Dmytro Balatskyi (26 October 1902, Haisyn - 15 March 1981, Poltava) was a Ukrainian choral conductor, one of the founders of the Zirka (Haisyn) and Khoransu (Kyiv) chapels, artistic director of the exemplary bandura chapel, choral chapels of the Odesa and Poltava philharmonic societies, and author of the musical arrangement for bandura for the song "Unharness, boys, the horses".
He was born in Haisyn, where he led an amateur choir as a young man. He received his professional education at the Kyiv Music and Drama Institute (1929).
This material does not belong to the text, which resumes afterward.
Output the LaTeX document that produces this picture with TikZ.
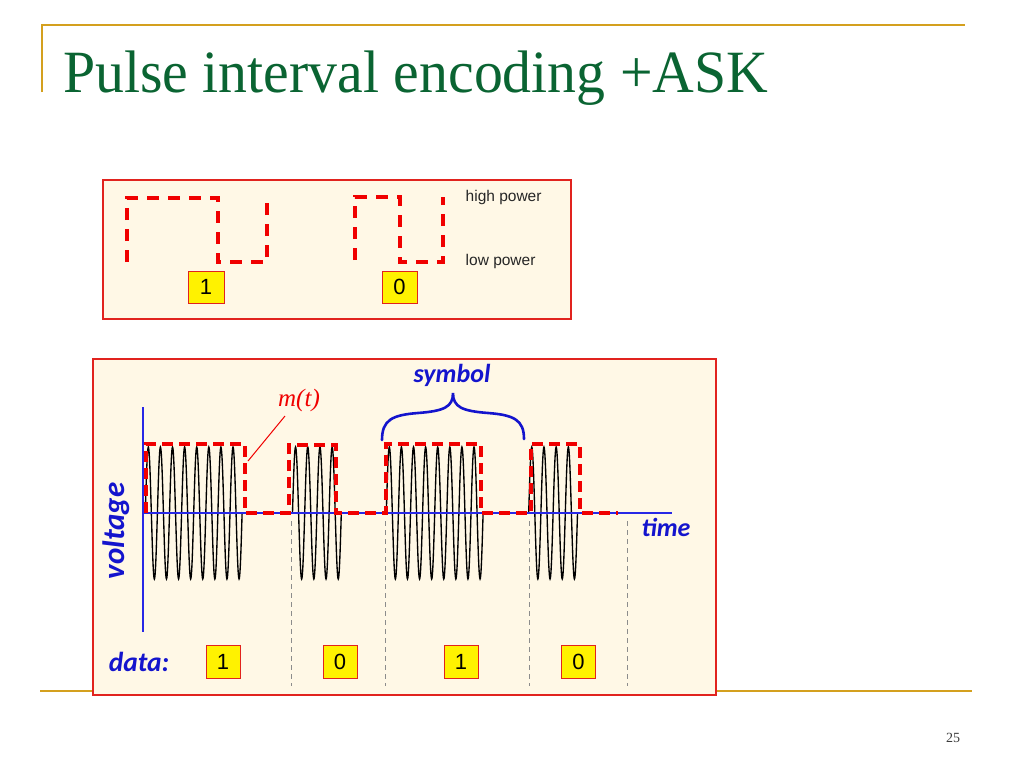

He was the director of the State Bandura Choir (from 1937). He was arrested on 1 September 1938 for "actively conducting anti-Soviet agitation, spreading provocative rumours, and participating in a counter-revolutionary organisation". At a special meeting of the NKVD on 21 October 1938, in case 1615086, he was sentenced to imprisonment in the concentration camps of Kazakhstan for 5 years under Articles 54-10 and 54-11 of the Criminal Code of the Ukrainian SSR. Dmytro Balatsky was one of the few bandura players who showed great courage during interrogations, not pleading guilty and not slandering any of his friends or colleagues. In 1939, he filed an appeal against his sentence, which was rejected.
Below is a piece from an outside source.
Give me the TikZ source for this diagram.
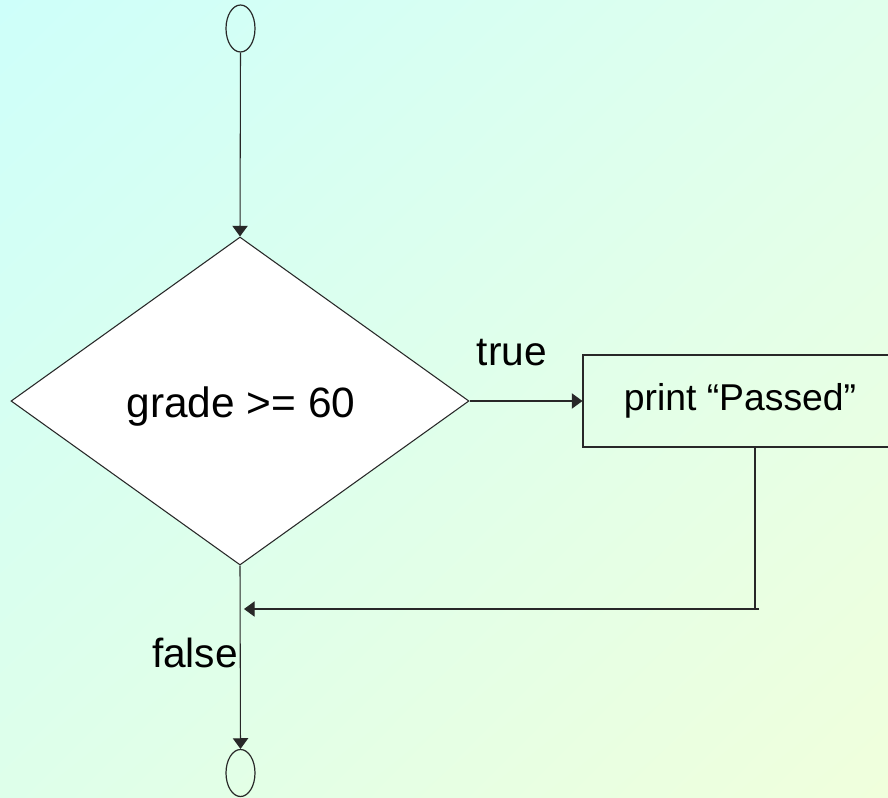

After returning from exile, he eventually got a job as an artistic director at the Odesa Philharmonic (1947-1948). In 1949, he was appointed to the position of the director of the Regional Philharmonic Choir in Poltava. For more than 20 years, he directed the male vocal ensemble of the Philharmonic Music School. He also taught at an evening music school and directed workers' choirs.

Creative work
The repertoires of all the choirs led by Dmytro Balatskyi in the 50s and 70s of the XX century necessarily included works by Taras Shevchenko. He cared about the popularisation of Ukrainian songs. He is the author of the music "Unharness, boys, the horses".

Honouring the memory
Maksym Rylskyi dedicated his poem "Beethoven" (1932) to Balatskyi. One of the streets in Poltava is named after Dmytro Balatskyi.